1. HMRC qualification
- Has HMRC Advance Assurance been received? Ask to see the letter.
- Is the company within the SEIS limits? (Under 3 years old, fewer than 25 employees, assets under £350,000, total SEIS raised under £250,000)
- Will the shares issued be ordinary shares? (SEIS requires ordinary non-preferential shares)
- Has the company had any HMRC correspondence raising concerns about qualification?
- Has independent legal or tax advice been obtained on SEIS eligibility?
2. The founding team
- What are the founders' relevant backgrounds? Have they built companies before?
- What is their domain expertise in the market they are entering?
- Are all key founders committed full-time?
- What is the shareholding structure? Is there a co-founder dynamic that works?
- Have you spoken to the founders directly — not just read the pitch deck?
3. The business model and market
- Is there evidence of real customer demand — paying customers, signed letters of intent, waitlists?

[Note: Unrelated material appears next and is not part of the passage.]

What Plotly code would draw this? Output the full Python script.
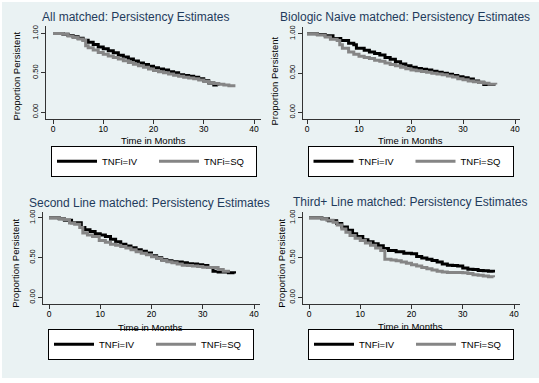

- Is the market large enough to support the kind of exit that justifies SEIS risk?
- What is the unit economics story? Does the company have a credible path to contribution margin positivity?
- Who are the competitors and what is the company's genuine differentiation?
- Is the problem being solved a genuine pain point, or a nice-to-have?
4. Financials
- What is the current monthly burn rate and how long does the raise give the company before it needs more capital?
- What are the current revenue figures (if any) and growth rate?
- What is the use of proceeds — is it specific and credible?
- Have independent accounts been prepared? Are there any going concern issues?
- What is the cap table? Who else is invested and at what valuation?
5. Legal and structural
- Is the company incorporated in the UK as required for SEIS?
- Are there any outstanding legal proceedings or material disputes?
- Is intellectual property owned by the company — not by a founder personally?
- Have key employees signed appropriate IP assignment and confidentiality agreements?
- Are the subscription documents and articles of association investor-friendly?
6. The valuation
- What is the pre-money valuation and how was it arrived at?
- How does it compare to comparable SEIS-stage companies in similar markets?
- What multiple of current revenue (if any) does the valuation represent?
- At what exit valuation would you achieve a satisfactory return after the dilution of future rounds?
Editorial disclaimer: This article is produced by EIS Insider for information purposes only. It does not constitute financial advice or an investment promotion. SEIS and EIS investments carry significant risk including the total loss of capital invested. Tax reliefs depend on individual circumstances and are subject to change. Always seek independent financial advice before making any investment decision. EIS Insider is not regulated by the Financial Conduct Authority.